### YOUR GOAL
Give the data a second time, exactly and in full.

### DATA BLOCK
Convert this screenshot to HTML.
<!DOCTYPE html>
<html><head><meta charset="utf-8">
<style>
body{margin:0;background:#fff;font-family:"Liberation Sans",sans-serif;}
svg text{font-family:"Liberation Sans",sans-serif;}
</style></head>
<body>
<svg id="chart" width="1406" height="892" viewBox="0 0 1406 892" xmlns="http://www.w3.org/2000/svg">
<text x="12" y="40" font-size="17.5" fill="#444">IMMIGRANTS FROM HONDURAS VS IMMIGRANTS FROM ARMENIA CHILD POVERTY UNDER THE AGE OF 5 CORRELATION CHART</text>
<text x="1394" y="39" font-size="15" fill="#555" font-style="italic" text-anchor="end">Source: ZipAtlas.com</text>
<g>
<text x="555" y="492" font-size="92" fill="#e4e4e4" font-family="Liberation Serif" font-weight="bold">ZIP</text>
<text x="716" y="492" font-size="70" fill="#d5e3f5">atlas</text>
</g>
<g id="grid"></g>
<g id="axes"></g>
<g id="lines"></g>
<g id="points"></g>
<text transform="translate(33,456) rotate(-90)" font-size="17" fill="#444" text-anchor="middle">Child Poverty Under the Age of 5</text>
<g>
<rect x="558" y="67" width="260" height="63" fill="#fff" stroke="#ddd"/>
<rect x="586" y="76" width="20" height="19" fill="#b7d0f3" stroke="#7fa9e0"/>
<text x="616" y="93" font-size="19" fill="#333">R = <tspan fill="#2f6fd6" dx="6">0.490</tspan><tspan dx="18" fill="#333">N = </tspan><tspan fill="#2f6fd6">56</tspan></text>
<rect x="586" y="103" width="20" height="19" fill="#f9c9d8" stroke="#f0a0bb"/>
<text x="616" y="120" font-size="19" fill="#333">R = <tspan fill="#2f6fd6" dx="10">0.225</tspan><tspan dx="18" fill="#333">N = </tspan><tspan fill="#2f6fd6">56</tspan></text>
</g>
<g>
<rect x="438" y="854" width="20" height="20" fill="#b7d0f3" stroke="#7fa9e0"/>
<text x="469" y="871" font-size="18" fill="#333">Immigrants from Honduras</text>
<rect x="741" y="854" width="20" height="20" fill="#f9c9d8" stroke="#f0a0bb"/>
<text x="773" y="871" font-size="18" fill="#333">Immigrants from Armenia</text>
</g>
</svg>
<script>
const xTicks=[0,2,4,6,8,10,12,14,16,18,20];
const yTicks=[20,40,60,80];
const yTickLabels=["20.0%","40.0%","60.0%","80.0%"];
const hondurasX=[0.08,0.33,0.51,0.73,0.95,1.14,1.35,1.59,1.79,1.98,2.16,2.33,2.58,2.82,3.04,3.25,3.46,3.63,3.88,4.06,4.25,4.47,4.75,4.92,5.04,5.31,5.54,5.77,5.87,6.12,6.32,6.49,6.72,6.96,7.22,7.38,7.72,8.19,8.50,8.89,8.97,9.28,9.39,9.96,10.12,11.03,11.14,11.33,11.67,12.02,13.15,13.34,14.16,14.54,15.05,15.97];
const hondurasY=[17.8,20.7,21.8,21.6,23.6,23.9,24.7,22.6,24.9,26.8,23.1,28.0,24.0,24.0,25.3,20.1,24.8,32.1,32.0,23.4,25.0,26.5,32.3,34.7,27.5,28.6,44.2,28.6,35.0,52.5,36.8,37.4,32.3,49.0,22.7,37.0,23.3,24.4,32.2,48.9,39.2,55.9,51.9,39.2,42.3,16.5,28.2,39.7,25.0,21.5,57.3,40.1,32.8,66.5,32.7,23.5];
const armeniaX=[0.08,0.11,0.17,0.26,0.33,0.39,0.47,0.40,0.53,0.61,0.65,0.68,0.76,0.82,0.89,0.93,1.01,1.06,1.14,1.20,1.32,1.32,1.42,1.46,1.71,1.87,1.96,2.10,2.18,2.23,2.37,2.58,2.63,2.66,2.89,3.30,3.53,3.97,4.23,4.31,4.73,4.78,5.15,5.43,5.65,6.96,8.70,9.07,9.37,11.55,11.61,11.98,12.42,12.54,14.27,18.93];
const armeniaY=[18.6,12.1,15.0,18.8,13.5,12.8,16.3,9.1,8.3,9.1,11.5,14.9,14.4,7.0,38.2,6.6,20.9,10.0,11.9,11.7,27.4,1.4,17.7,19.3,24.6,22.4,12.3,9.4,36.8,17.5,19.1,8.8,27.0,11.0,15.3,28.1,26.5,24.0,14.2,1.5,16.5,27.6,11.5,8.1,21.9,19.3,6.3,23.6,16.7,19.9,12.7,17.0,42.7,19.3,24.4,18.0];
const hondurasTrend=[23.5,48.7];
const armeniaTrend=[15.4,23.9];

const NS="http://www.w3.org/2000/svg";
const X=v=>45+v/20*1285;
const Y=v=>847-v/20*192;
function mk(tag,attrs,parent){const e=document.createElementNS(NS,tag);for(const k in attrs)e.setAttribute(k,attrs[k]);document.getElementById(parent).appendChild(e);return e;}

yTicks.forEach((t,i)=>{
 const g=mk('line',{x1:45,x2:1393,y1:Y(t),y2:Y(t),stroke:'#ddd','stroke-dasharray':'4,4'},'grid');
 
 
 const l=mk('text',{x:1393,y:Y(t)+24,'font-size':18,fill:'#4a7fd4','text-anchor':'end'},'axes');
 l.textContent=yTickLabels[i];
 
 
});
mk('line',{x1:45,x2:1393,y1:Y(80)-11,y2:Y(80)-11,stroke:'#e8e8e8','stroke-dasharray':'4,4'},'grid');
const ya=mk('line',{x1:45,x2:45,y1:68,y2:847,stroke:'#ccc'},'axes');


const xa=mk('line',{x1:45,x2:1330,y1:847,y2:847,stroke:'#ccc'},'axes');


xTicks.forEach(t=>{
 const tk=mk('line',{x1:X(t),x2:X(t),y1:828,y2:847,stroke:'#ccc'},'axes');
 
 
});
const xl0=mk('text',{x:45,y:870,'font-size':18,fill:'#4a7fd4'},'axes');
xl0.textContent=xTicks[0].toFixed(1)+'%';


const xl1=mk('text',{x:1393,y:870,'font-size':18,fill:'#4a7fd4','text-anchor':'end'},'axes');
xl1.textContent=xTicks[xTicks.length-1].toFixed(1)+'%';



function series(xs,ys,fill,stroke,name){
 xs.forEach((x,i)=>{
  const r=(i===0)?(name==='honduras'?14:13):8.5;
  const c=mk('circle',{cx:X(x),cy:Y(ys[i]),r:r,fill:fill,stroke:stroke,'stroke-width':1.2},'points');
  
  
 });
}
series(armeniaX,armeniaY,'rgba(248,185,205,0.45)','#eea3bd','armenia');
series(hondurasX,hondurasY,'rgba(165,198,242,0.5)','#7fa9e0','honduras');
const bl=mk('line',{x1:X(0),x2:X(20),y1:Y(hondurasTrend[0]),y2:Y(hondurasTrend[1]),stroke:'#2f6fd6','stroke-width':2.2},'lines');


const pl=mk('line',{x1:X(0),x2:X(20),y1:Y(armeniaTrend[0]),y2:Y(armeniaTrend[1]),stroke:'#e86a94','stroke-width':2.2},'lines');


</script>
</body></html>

### EXERCISE ANSWER
Convert this screenshot to HTML.
<!DOCTYPE html>
<html><head><meta charset="utf-8">
<style>
body{margin:0;background:#fff;font-family:"Liberation Sans",sans-serif;}
svg text{font-family:"Liberation Sans",sans-serif;}
</style></head>
<body>
<svg id="chart" width="1406" height="892" viewBox="0 0 1406 892" xmlns="http://www.w3.org/2000/svg">
<text x="12" y="40" font-size="17.5" fill="#444">IMMIGRANTS FROM HONDURAS VS IMMIGRANTS FROM ARMENIA CHILD POVERTY UNDER THE AGE OF 5 CORRELATION CHART</text>
<text x="1394" y="39" font-size="15" fill="#555" font-style="italic" text-anchor="end">Source: ZipAtlas.com</text>
<g>
<text x="555" y="492" font-size="92" fill="#e4e4e4" font-family="Liberation Serif" font-weight="bold">ZIP</text>
<text x="716" y="492" font-size="70" fill="#d5e3f5">atlas</text>
</g>
<g id="grid"></g>
<g id="axes"></g>
<g id="lines"></g>
<g id="points"></g>
<text transform="translate(33,456) rotate(-90)" font-size="17" fill="#444" text-anchor="middle">Child Poverty Under the Age of 5</text>
<g>
<rect x="558" y="67" width="260" height="63" fill="#fff" stroke="#ddd"/>
<rect x="586" y="76" width="20" height="19" fill="#b7d0f3" stroke="#7fa9e0"/>
<text x="616" y="93" font-size="19" fill="#333">R = <tspan fill="#2f6fd6" dx="6">0.490</tspan><tspan dx="18" fill="#333">N = </tspan><tspan fill="#2f6fd6">56</tspan></text>
<rect x="586" y="103" width="20" height="19" fill="#f9c9d8" stroke="#f0a0bb"/>
<text x="616" y="120" font-size="19" fill="#333">R = <tspan fill="#2f6fd6" dx="10">0.225</tspan><tspan dx="18" fill="#333">N = </tspan><tspan fill="#2f6fd6">56</tspan></text>
</g>
<g>
<rect x="438" y="854" width="20" height="20" fill="#b7d0f3" stroke="#7fa9e0"/>
<text x="469" y="871" font-size="18" fill="#333">Immigrants from Honduras</text>
<rect x="741" y="854" width="20" height="20" fill="#f9c9d8" stroke="#f0a0bb"/>
<text x="773" y="871" font-size="18" fill="#333">Immigrants from Armenia</text>
</g>
</svg>
<script>
const xTicks=[0,2,4,6,8,10,12,14,16,18,20];
const yTicks=[20,40,60,80];
const yTickLabels=["20.0%","40.0%","60.0%","80.0%"];
const hondurasX=[0.08,0.33,0.51,0.73,0.95,1.14,1.35,1.59,1.79,1.98,2.16,2.33,2.58,2.82,3.04,3.25,3.46,3.63,3.88,4.06,4.25,4.47,4.75,4.92,5.04,5.31,5.54,5.77,5.87,6.12,6.32,6.49,6.72,6.96,7.22,7.38,7.72,8.19,8.50,8.89,8.97,9.28,9.39,9.96,10.12,11.03,11.14,11.33,11.67,12.02,13.15,13.34,14.16,14.54,15.05,15.97];
const hondurasY=[17.8,20.7,21.8,21.6,23.6,23.9,24.7,22.6,24.9,26.8,23.1,28.0,24.0,24.0,25.3,20.1,24.8,32.1,32.0,23.4,25.0,26.5,32.3,34.7,27.5,28.6,44.2,28.6,35.0,52.5,36.8,37.4,32.3,49.0,22.7,37.0,23.3,24.4,32.2,48.9,39.2,55.9,51.9,39.2,42.3,16.5,28.2,39.7,25.0,21.5,57.3,40.1,32.8,66.5,32.7,23.5];
const armeniaX=[0.08,0.11,0.17,0.26,0.33,0.39,0.47,0.40,0.53,0.61,0.65,0.68,0.76,0.82,0.89,0.93,1.01,1.06,1.14,1.20,1.32,1.32,1.42,1.46,1.71,1.87,1.96,2.10,2.18,2.23,2.37,2.58,2.63,2.66,2.89,3.30,3.53,3.97,4.23,4.31,4.73,4.78,5.15,5.43,5.65,6.96,8.70,9.07,9.37,11.55,11.61,11.98,12.42,12.54,14.27,18.93];
const armeniaY=[18.6,12.1,15.0,18.8,13.5,12.8,16.3,9.1,8.3,9.1,11.5,14.9,14.4,7.0,38.2,6.6,20.9,10.0,11.9,11.7,27.4,1.4,17.7,19.3,24.6,22.4,12.3,9.4,36.8,17.5,19.1,8.8,27.0,11.0,15.3,28.1,26.5,24.0,14.2,1.5,16.5,27.6,11.5,8.1,21.9,19.3,6.3,23.6,16.7,19.9,12.7,17.0,42.7,19.3,24.4,18.0];
const hondurasTrend=[23.5,48.7];
const armeniaTrend=[15.4,23.9];

const NS="http://www.w3.org/2000/svg";
const X=v=>45+v/20*1285;
const Y=v=>847-v/20*192;
function mk(tag,attrs,parent){const e=document.createElementNS(NS,tag);for(const k in attrs)e.setAttribute(k,attrs[k]);document.getElementById(parent).appendChild(e);return e;}

yTicks.forEach((t,i)=>{
 const g=mk('line',{x1:45,x2:1393,y1:Y(t),y2:Y(t),stroke:'#ddd','stroke-dasharray':'4,4'},'grid');
 
 
 const l=mk('text',{x:1393,y:Y(t)+24,'font-size':18,fill:'#4a7fd4','text-anchor':'end'},'axes');
 l.textContent=yTickLabels[i];
 
 
});
mk('line',{x1:45,x2:1393,y1:Y(80)-11,y2:Y(80)-11,stroke:'#e8e8e8','stroke-dasharray':'4,4'},'grid');
const ya=mk('line',{x1:45,x2:45,y1:68,y2:847,stroke:'#ccc'},'axes');


const xa=mk('line',{x1:45,x2:1330,y1:847,y2:847,stroke:'#ccc'},'axes');


xTicks.forEach(t=>{
 const tk=mk('line',{x1:X(t),x2:X(t),y1:828,y2:847,stroke:'#ccc'},'axes');
 
 
});
const xl0=mk('text',{x:45,y:870,'font-size':18,fill:'#4a7fd4'},'axes');
xl0.textContent=xTicks[0].toFixed(1)+'%';


const xl1=mk('text',{x:1393,y:870,'font-size':18,fill:'#4a7fd4','text-anchor':'end'},'axes');
xl1.textContent=xTicks[xTicks.length-1].toFixed(1)+'%';



function series(xs,ys,fill,stroke,name){
 xs.forEach((x,i)=>{
  const r=(i===0)?(name==='honduras'?14:13):8.5;
  const c=mk('circle',{cx:X(x),cy:Y(ys[i]),r:r,fill:fill,stroke:stroke,'stroke-width':1.2},'points');
  
  
 });
}
series(armeniaX,armeniaY,'rgba(248,185,205,0.45)','#eea3bd','armenia');
series(hondurasX,hondurasY,'rgba(165,198,242,0.5)','#7fa9e0','honduras');
const bl=mk('line',{x1:X(0),x2:X(20),y1:Y(hondurasTrend[0]),y2:Y(hondurasTrend[1]),stroke:'#2f6fd6','stroke-width':2.2},'lines');


const pl=mk('line',{x1:X(0),x2:X(20),y1:Y(armeniaTrend[0]),y2:Y(armeniaTrend[1]),stroke:'#e86a94','stroke-width':2.2},'lines');


</script>
</body></html>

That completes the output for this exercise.